I understand running a business requires funds. Especially when “as” Facebook you acquire Instagram for 1 billion. Also, it’s a free service, so the funds have to be acquired or one goes belly up. So there’s ads in Instagram now worldwide. It’s easy, once there’s ads on your timeline or anywhere else, it distracts from the experience. Real simple. But this is the model they chose. There could’ve been a paid app without ads, but this is the business model they chose. Not to my taste.

IV. Community

This is where the last couple points correlate somehow. When a platform becomes more commercially driven, this has effect on how people interact with eachother. When marketing profiles join for example, they are not adding you as a friend because they like your pictures.
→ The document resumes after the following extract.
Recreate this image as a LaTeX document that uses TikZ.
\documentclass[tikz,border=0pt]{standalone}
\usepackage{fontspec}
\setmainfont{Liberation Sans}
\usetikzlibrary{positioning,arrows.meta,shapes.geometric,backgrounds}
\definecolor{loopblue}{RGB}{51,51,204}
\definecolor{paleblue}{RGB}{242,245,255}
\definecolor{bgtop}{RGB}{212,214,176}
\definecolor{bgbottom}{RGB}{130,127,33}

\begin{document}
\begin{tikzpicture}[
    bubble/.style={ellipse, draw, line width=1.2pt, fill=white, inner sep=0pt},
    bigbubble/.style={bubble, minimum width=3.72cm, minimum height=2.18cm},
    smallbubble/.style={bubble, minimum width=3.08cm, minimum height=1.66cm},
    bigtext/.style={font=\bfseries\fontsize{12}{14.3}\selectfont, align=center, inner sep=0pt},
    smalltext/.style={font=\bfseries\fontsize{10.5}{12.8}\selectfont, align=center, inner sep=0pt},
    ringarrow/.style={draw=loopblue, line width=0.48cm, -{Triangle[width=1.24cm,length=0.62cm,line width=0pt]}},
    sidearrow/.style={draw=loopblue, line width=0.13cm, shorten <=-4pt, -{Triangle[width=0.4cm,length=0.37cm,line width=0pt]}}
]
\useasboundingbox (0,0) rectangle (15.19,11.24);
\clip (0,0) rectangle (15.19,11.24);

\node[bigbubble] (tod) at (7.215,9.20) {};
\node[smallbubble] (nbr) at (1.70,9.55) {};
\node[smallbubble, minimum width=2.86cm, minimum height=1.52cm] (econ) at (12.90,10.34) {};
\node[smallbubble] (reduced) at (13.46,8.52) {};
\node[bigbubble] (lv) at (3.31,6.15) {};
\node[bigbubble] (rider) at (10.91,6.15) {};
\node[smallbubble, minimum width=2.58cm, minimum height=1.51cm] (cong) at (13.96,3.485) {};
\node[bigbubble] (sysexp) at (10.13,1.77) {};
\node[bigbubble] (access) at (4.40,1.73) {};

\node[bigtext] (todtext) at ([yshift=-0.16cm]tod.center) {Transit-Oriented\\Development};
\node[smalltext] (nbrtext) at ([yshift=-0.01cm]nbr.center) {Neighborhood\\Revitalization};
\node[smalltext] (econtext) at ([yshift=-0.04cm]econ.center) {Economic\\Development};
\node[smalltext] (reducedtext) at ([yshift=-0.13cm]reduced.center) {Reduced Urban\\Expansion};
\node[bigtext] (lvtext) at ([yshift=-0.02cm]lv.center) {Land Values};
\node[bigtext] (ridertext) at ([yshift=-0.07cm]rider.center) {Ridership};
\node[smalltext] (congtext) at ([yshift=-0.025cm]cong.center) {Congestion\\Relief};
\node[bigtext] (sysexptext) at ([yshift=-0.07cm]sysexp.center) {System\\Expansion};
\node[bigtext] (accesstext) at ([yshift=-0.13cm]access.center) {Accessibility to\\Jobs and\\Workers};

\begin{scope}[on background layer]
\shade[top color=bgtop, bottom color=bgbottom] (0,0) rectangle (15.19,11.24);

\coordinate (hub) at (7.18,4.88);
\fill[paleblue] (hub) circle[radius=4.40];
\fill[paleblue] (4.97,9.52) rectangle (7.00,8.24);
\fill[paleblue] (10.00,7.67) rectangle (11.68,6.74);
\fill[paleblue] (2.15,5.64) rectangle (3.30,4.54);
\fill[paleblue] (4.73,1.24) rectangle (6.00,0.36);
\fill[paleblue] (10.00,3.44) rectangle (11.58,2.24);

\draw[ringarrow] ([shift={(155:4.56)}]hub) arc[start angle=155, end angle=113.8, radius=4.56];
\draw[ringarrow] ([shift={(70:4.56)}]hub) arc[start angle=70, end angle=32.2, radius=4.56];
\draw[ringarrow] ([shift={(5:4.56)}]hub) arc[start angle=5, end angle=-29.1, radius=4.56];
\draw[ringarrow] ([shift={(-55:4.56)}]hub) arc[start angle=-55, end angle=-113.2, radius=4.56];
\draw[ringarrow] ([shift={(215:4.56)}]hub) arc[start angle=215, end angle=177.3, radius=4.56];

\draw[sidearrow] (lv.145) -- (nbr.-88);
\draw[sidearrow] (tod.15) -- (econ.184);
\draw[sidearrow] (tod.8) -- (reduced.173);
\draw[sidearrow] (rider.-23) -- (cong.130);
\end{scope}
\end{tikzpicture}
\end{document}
But also, when followers become soooooo important; people will do everything to get them. Including hiring BOT services to like other profiles and gain exposure. Sure enough my whole profile got ridden with fake compliments or auto-generated ones, in order to lure me to follow them. There goes the neighbourhood. I could write an analogy, but at this point i’m too disappointed to think of one.

V. Photog- what?

Adding all things up, this service is not about photography anymore. I truly believe it did when Kevin Systrom and Mike Krieger started Instagram. But there’s plenty of evidence the acquisition of Facebook changed it all. Just look at the timeline on Wikipedia for validation. This just doesn’t cut it anymore.

At this moment I’m testing VSCO which seems like a healthy environment to share photo’s and also has characteristics which appeal to me (photo challenges, good film simulations, more elaborate blogging functions). It has a heart for photographers, and is still free from all commercial nonsense. Who knows, maybe i’ll write a review about this new friend. Until then, hope this was in any way helpful to you.